Ce faisant, vous avez été obligé de reconnaître qu'il y avait un problème avec les 126 circonscriptions pourvues dès le premier tour et que cela fonctionne seulement pour le deuxième tour où il suffit de réaffecter les résultats des anciennes circonscriptions dans les nouvelles.
À ce moment-là, vous avez parlé vous-même d'« extrapolation » – extrapolation et non projection – des résultats du premier tour sur le second tour.
Si vous ne me laissez pas parler, mon cher collègue, c'est que vous êtes gêné.
Comme par hasard, vous avez estimé que dans ces circonscriptions pourvues au premier tour, la gauche aurait systématiquement gagné 8 % s'il y avait eu un second tour. Pourquoi ? On n'en sait trop rien. Les candidats UMP n'auraient-ils pas gagné eux aussi des voix ? Pour ma part, j'ai été élu au premier tour avec 53,25 % des voix (Rires et applaudissements sur les bancs du groupe SRC) et s'il y en avait eu un second, je pense que j'aurais obtenu 60 %, voire plus. Vous n'en tenez pas compte.
Vous ne tenez pas compte pas non plus – vous ne pouvez le faire – des glissements intervenus entre le premier et le deuxième tours.
Or, vous le savez bien, du premier au deuxième tour, il existe des modifications dans les tendances de l'électorat, nous l'avons constaté à plusieurs reprises.
Avec cette extrapolation, votre démonstration s'achève donc en queue de poisson.
C'est pourquoi je ne vois aucune raison de voter votre motion de procédure, d'autant que vous n'avez pas su non plus définir ce qui serait selon vous un découpage politiquement neutre. Qu'est-ce qu'un découpage politiquement neutre. pour le parti socialiste ? (Exclamations sur les bancs du groupe SRC.)

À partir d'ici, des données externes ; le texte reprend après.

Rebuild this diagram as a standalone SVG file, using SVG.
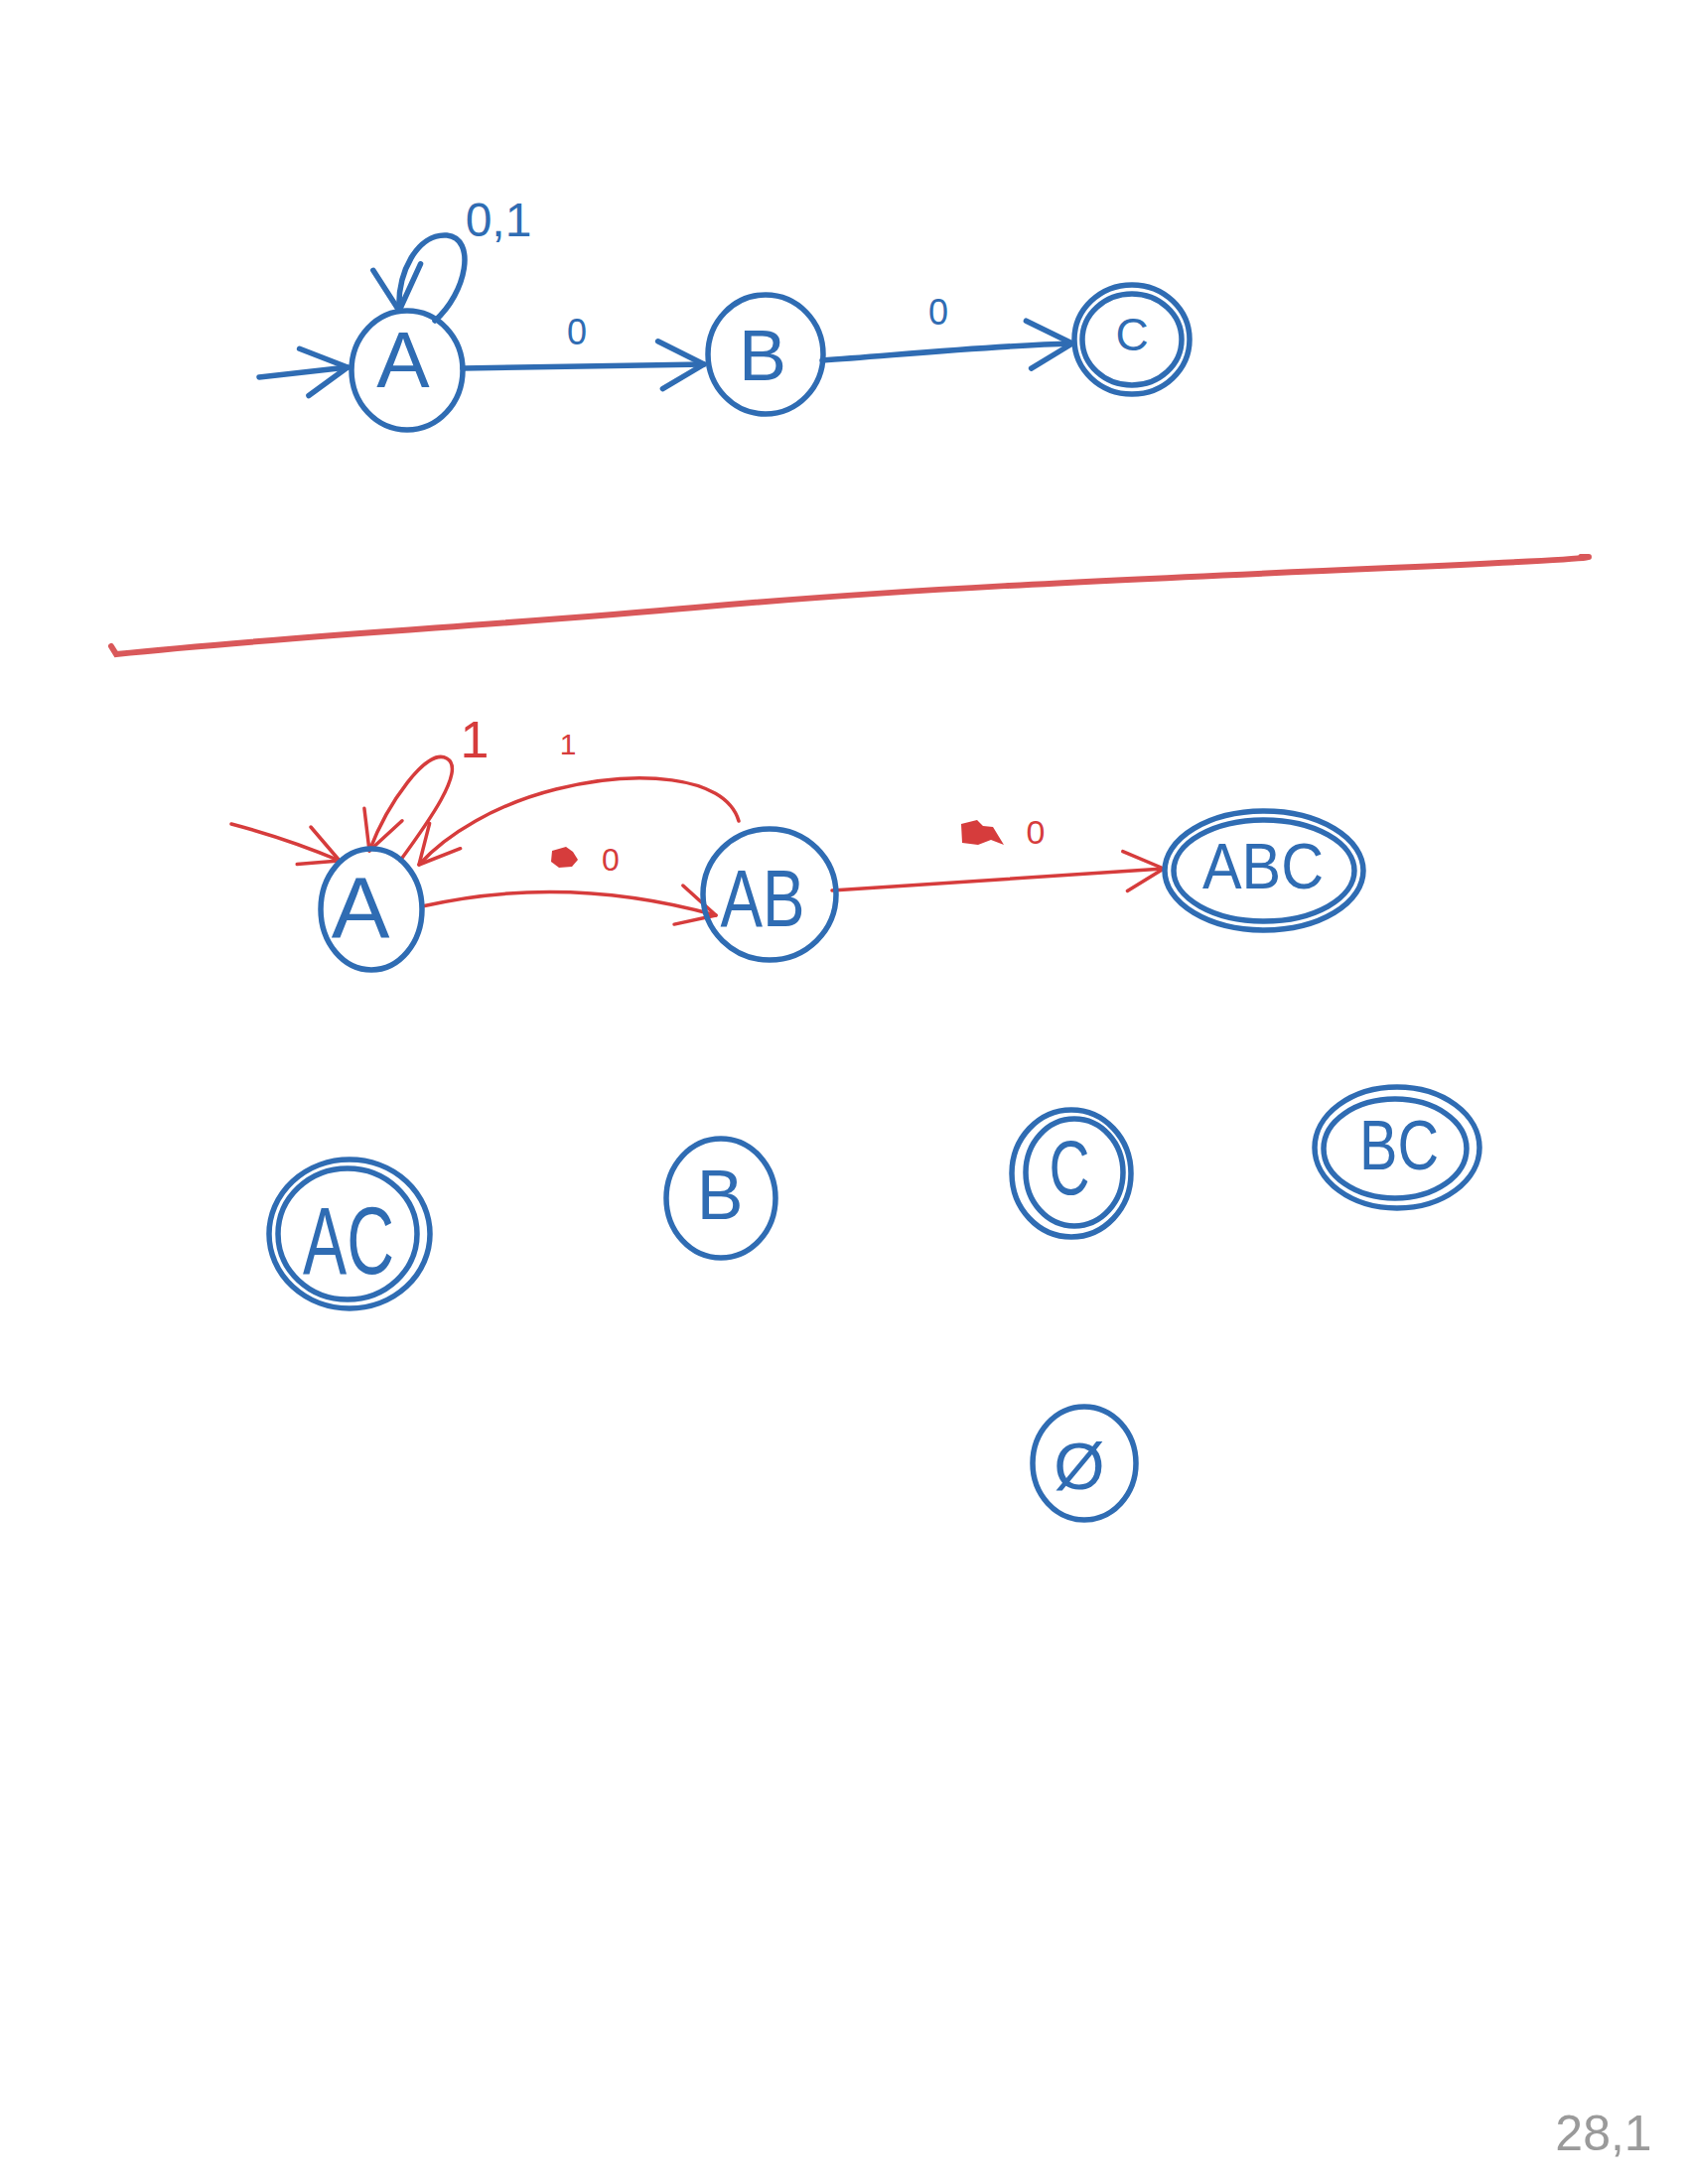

Dans un département où il y a cinq députés, est-ce donner trois circonscriptions à la droite et deux à la gauche ou trois à la gauche et deux à la droite ? Et selon quels critères, au vu de quels résultats ? Cela consiste-t-il à essayer de reproduire dans chaque département l'image que vous vous faites de la situation politique du pays ?
Honnêtement, je ne vois pas ce que signifie pour vous un découpage politiquement neutre.
Le Gouvernement a utilisé, comme la loi d'habilitation le lui demandait,…
…des critères purement démographiques et uniquement démographiques. (Exclamations sur plusieurs bancs du groupe SRC.) Il n'y avait pas d'autres méthodes et le résultat est conforme à la loi d'habilitation et à la Constitution. (Applaudissements sur quelques bancs du groupe UMP.)
Monsieur le président, je demande, au nom du groupe UMP, une suspension de séance. (Rires et exclamations sur les bancs des groupes SRC et GDR.)
Motion de rejet préalable
La séance est suspendue.
(La séance, suspendue à dix-huit heures cinquante-cinq, est reprise à dix-neuf heures dix.)
Je fais ce rappel au règlement, monsieur le président, car il nous a semblé que vous avez suspendu la séance sans indiquer la durée de l'interruption. (Exclamations sur les bancs du groupe UMP.)
Plusieurs députés du groupe socialiste, radical, citoyen et divers gauche. Il ne la connaissait pas !
Cela ne me paraît pas conforme à notre règlement. Je souhaiterais que, après la séance de charcutage du texte à laquelle nous venons d'assister, on évite de charcuter le règlement de l'Assemblée nationale. (Applaudissements sur les bancs du groupe SRC. – Exclamations sur les bancs du groupe UMP.)
Si j'ai bien compris, le problème concernait nos collègues de l'UMP, que le secrétaire d'État Marleix essaye de conforter en vue des confrontations électorales pour les décennies à venir…
…pour éviter toute alternance, mettant ainsi fin au jeu démocratique, ce qui est inacceptable. (Applaudissements sur les bancs des groupes SRC et GDR.)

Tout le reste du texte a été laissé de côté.